Thursday 30 September 2010

General happiness

About three weeks into FP and I sort of feel like I'm getting into the swing of things so to speak. I still struggle with the early wake up every day and the trek that is my walk to the office. But, all in all, it's been a good few weeks and I very much enjoy what I'm doing.

After spending a year being a mopey, confused working person and doing some really rubbish jobs whilst my friendies (I really don't know why I keep calling them that) were off having the time of their little lives, it's beyond delightful doing something that I actually want to be doing. What's also great is that I still get to meet new people cos the church is far from a static, stationary place...people come and go, and visit and all sorts. It's pretty epic!

Anyway, yesterday I took the afternoon off as I had some time in lieu and had a delicious vanilla latte and chat with a friend (this was after a slight incident where I fell out of my shoe on the way to the cash point, I'll leave you to imagine and laugh a lot) and then we gathered with some other people for a road trip to Southampton. A great band called Jesus Culture had an event on, and I love both their music and what they stand for so around 20 of us from my church ended up being there.

It was an incredible evening of worship and teaching, and a reminder of what we're asking and what we need to give if we're to see revival break out. Absolutely mind blowing and God was so present with people being healed and stories that increased faith. It was one of those momentous evenings where you really sense that something dramatic has changed, not just in your own heart but in the hearts of the others you were with...

So that was the beauty of last night. At this point I'd like to give kudos to Alex who drove us and in fact drives us about a lot. Much love my friend!

Then today, after an epic drive, sitting in both a lot of traffic and later watching the beauty of the English countryside as mist lifted from the hills and the sun shined on, we arrived at Yeovil for a regional meeting.
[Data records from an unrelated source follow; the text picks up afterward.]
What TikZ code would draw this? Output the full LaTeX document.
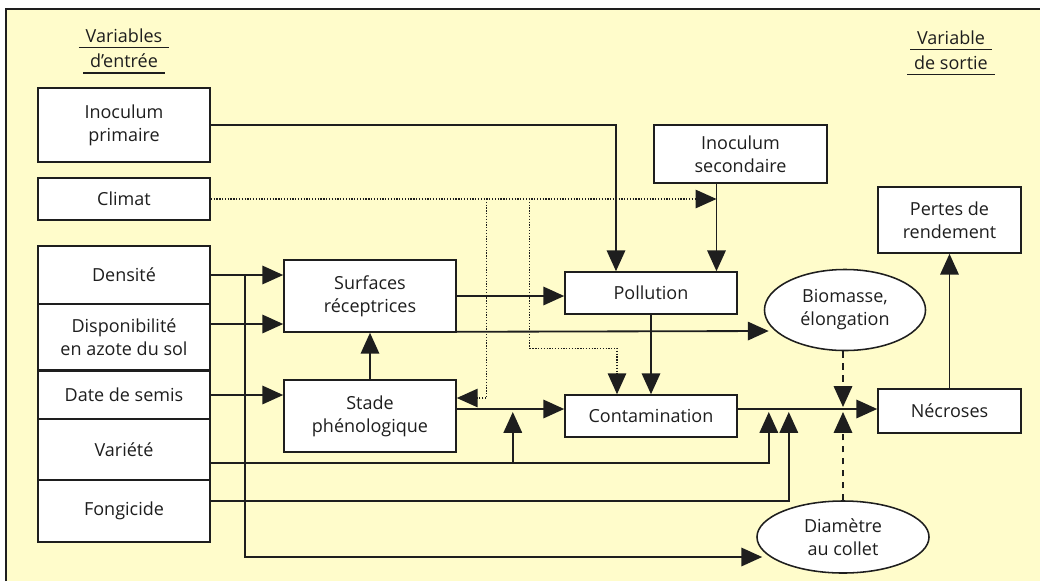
\documentclass[tikz,border=0pt]{standalone}
\usepackage{fontspec}
\setmainfont{Open Sans}
\usetikzlibrary{arrows.meta, shapes.geometric, calc}
\definecolor{cpaper}{HTML}{FFFCCB}
\definecolor{cink}{HTML}{1E1E1E}
\tikzset{
  every picture/.style={font=\fontsize{12.8}{16.3}\selectfont, line width=1.3pt, color=cink},
  box/.style={draw=cink, fill=white, align=center, inner sep=3pt, line width=1.1pt},
  oval/.style={ellipse, draw=cink, fill=white, align=center, inner sep=0pt, line width=1.1pt},
  heading/.style={inner xsep=0.15cm, inner ysep=0.1cm, text depth=0pt},
  arrow/.style={-{Triangle[length=0.52cm, width=0.46cm]}},
  dotline/.style={line width=0.9pt, dash pattern=on 0.9pt off 1.1pt},
  dashline/.style={dash pattern=on 4.5pt off 4pt},
}
\begin{document}
\begin{tikzpicture}[x=0.025cm, y=-0.025cm]
  \useasboundingbox (0,0) rectangle (1040,581);
  \fill[cpaper] (6,9) rectangle (1040,581);
  \draw[line width=1.5pt] (6,581) -- (6,9) -- (1040,9);
  % headings
  \node[heading] (tin1) at (124,36) {Variables};
  \node[heading] (tin2) at (124,61) {d'entrée};
  \node[heading] (tout1) at (951,38) {Variable};
  \node[heading] (tout2) at (951,63) {de sortie};
  \foreach \h in {tin1, tin2, tout1, tout2}
    \draw[line width=1pt] (\h.south west) -- (\h.south east);
  % input column
  \node[box, minimum width=4.3cm, minimum height=1.85cm] (inoc1) at (124,125) {Inoculum\\primaire};
  \node[box, minimum width=4.3cm, minimum height=1.05cm] (climat) at (124,199) {Climat};
  \node[box, minimum width=4.3cm, minimum height=1.45cm] (densite) at (124,275) {Densité};
  \node[box, minimum width=4.3cm, minimum height=1.65cm] (dispo) at (124,337) {Disponibilité\\en azote du sol};
  \node[box, minimum width=4.3cm, minimum height=1.2cm] (semis) at (124,395) {Date de semis};
  \node[box, minimum width=4.3cm, minimum height=1.55cm] (variete) at (124,450) {Variété};
  \node[box, minimum width=4.3cm, minimum height=1.55cm] (fongi) at (124,511) {Fongicide};
  % model
  \node[box, minimum width=4.3cm, minimum height=1.8cm] (surf) at (370,296) {Surfaces\\réceptrices};
  \node[box, minimum width=4.3cm, minimum height=1.8cm] (stade) at (370,416) {Stade\\phénologique};
  \node[box, minimum width=4.3cm, minimum height=1.05cm] (pollu) at (651,293) {Pollution};
  \node[box, minimum width=4.3cm, minimum height=1.05cm] (conta) at (651,416) {Contamination};
  \node[box, minimum width=4.325cm, minimum height=1.45cm] (inoc2) at (740.5,154) {Inoculum\\secondaire};
  \node[oval, minimum width=4.025cm, minimum height=2.025cm] (bioma) at (845,310) {Biomasse,\\élongation};
  \node[oval, minimum width=4.3cm, minimum height=1.8cm] (diam) at (843,537) {Diamètre\\au collet};
  % output
  \node[box, minimum width=3.575cm, minimum height=1.1cm] (necro) at (949.5,411) {Nécroses};
  \node[box, minimum width=3.575cm, minimum height=1.65cm] (pertes) at (949.5,220) {Pertes de\\rendement};
  % helper points
  \coordinate (isec) at ($(inoc2.south)+(-24,0)$);
  \coordinate (cl1) at ($(climat.east)+(276,0)$);
  \coordinate (cl2) at ($(climat.east)+(319,0)$);
  \coordinate (bus) at ($(densite.east)+(34,0)$);
  \coordinate (dsp) at ($(dispo.east)+(0,-13)$);
  \coordinate (var) at ($(variete.east)+(0,13)$);
  \coordinate (fng) at ($(fongi.east)+(0,-10)$);
  \coordinate (sc) at ($(stade.east)+(0,-7)$);
  \coordinate (vb) at ($(sc)+(56,0)$);
  \coordinate (cn) at ($(conta.east)+(0,-7)$);
  % inoculum
  \draw[arrow] (inoc1.east) -| ($(pollu.north)+(-35,0)$);
  \draw[arrow] (isec) -- (isec |- pollu.north);
  % climate, dotted
  \draw[dotline, arrow] (climat.east) -- (isec |- climat.east);
  \draw[dotline, arrow] (cl1) |- ($(stade.east)+(0,-18)$);
  \draw[dotline, arrow] (cl2) |- ($(conta.north)+(-34,-46)$) -- ($(conta.north)+(-34,0)$);
  % crop inputs
  \draw[arrow] (densite.east) -- (densite.east -| surf.west);
  \draw[arrow] (dsp) -- (dsp -| surf.west);
  \draw[arrow] (semis.east) -- (semis.east -| stade.west);
  \draw[arrow] (bus) |- ($(diam.west)+(6,20)$);
  \draw[arrow] (var) -| ($(cn)+(31,3)$);
  \draw[arrow] (vb |- var) -- ($(vb)+(0,3)$);
  \draw[arrow] (fng) -| ($(cn)+(51,3)$);
  % inside the model
  \draw[arrow] (stade.north) -- (surf.south);
  \draw[arrow] (surf.east) -- (surf.east -| pollu.west);
  \draw[arrow] ($(surf.south east)+(0,-1)$) -- ($(bioma.west)+(5,21)$);
  \draw[arrow] (sc) -- (sc -| conta.west);
  \draw[arrow] (pollu.south) -- (conta.north);
  \draw[arrow] (cn) -- (cn -| necro.west);
  \draw[dashline, arrow] ($(bioma.south)+(-2,0)$) -- ($(bioma.south |- cn)+(-2,-2)$);
  \draw[dashline, arrow] (diam.north) -- ($(diam.north |- cn)+(0,3)$);
  \draw[arrow] (necro.north) -- (pertes.south);
\end{tikzpicture}
\end{document}
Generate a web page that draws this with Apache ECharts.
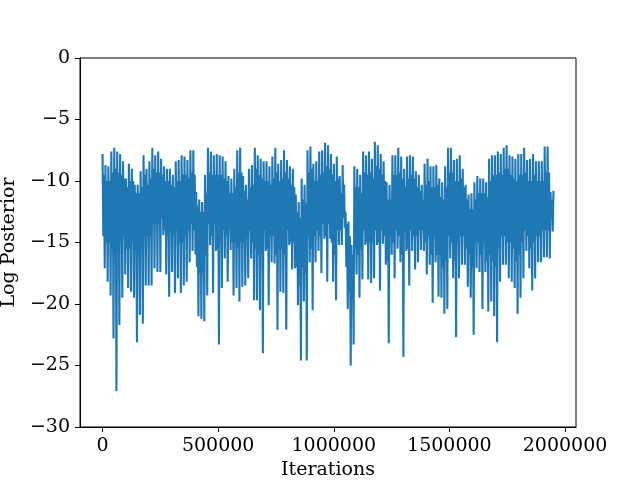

Until today I hadn't seen nearly any of my friends who are also doing FP for nearly a month, and whilst that's not that long in comparison to some people, I tend to love and miss people easily. I guess I'm just the mushy, emotional type. So we got to all meet up, chat about the exciting projects we've started, the crazy hours we're doing and the madness that's going to continue to be our lives for the next year. I tell you, being a Christian is NO boring thing. It's not rule following, it's love and it's adventure. There's nothing better. We had three fantastic sermons which once again challenged and inspired and shared lunch before another drive home. AND I got home early.

So yes, I mean everything isn't perfect and I do miss those same friendies I mentioned earlier, rather a lot and wish I could combine everyone I love in the same place at once (miiiight have mentioned that one before :P) but for the time being I love what I'm doing and it's not too stressful or emotionally challenging (YET).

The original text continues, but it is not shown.